Between Arun and Jyoti, they decided that one would work on the venture full time, and Jyoti did. Her sister-in-law, Sreelatha Menon, helped her design the training process for the women workers.
“It had to be systematically thought through, as even a 1mm difference would reduce the bag size. So, we designed a tool for this, which itself costs Rs 1,400 each. Initially, these women could make 3 or 4 bags per hour with these tools; now they do 25-30 bags per hour,” Jyoti says.
The team finds women workers through NGOs like APSA, Samarthanam Trust for the Disabled, Jeevodaya Rehabilitation Centre for Women, and Swabhiman Charitable Trust.
Growing customer base
GreenBUG products are available in select organic stores in Bengaluru. They also sell online, making it available to a larger audience. In December 2017, GreenBUG joined Amazon India’s online selling platform through Amazon’s Saheli store, which features unique items produced locally by women entrepreneurs.

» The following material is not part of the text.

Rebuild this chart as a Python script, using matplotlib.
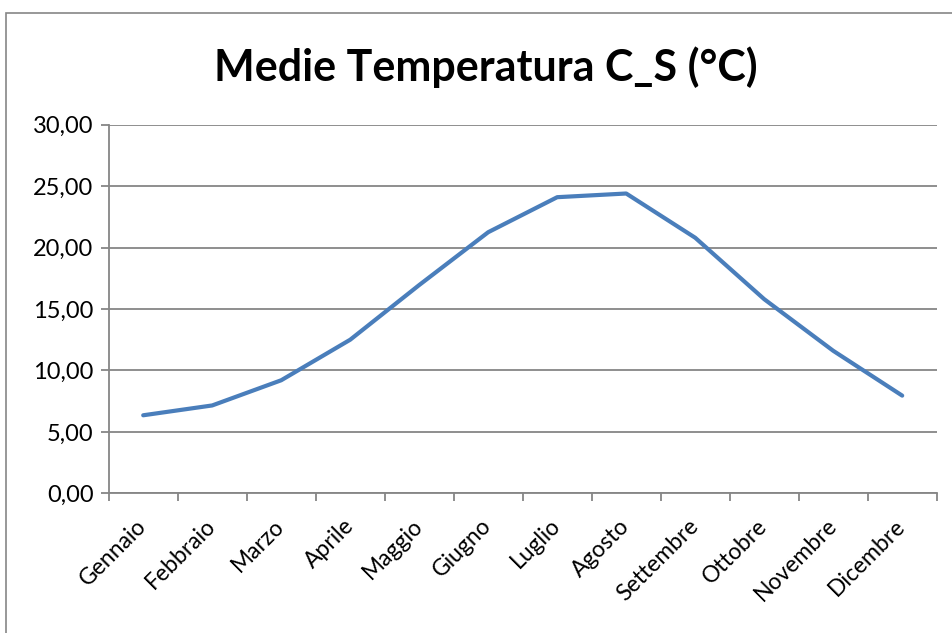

Since then, in addition to Bengaluru, GreenBUG orders have come from 25 places including other metro cities as well as Madurai, Ooty, Salem, Kanchipuram, Agra, Bhopal, Trivandrum, Vasco Da Gama, Jammu, and Ambernath.
GreenBUG claims to have made 100 sales in less than 50 days of the association with Amazon. At least seven companies have directly procured and use GreenBUG liners in their offices. According to Jyoti, they sell about 15,000-20,000 bags every month; more than half of them on Amazon.
In FY2017, GreenBUG made Rs.1.3 lakh in revenue, which doubled by FY0218. In FY2019, they are targeting Rs 5 lakh in revenue.
Jyoti says that 60 percent of the profit goes to the women who work on these bags, and they are given incentives for zero error. “We don’t need donations, but sponsorships are welcome for the tool production,” she ends.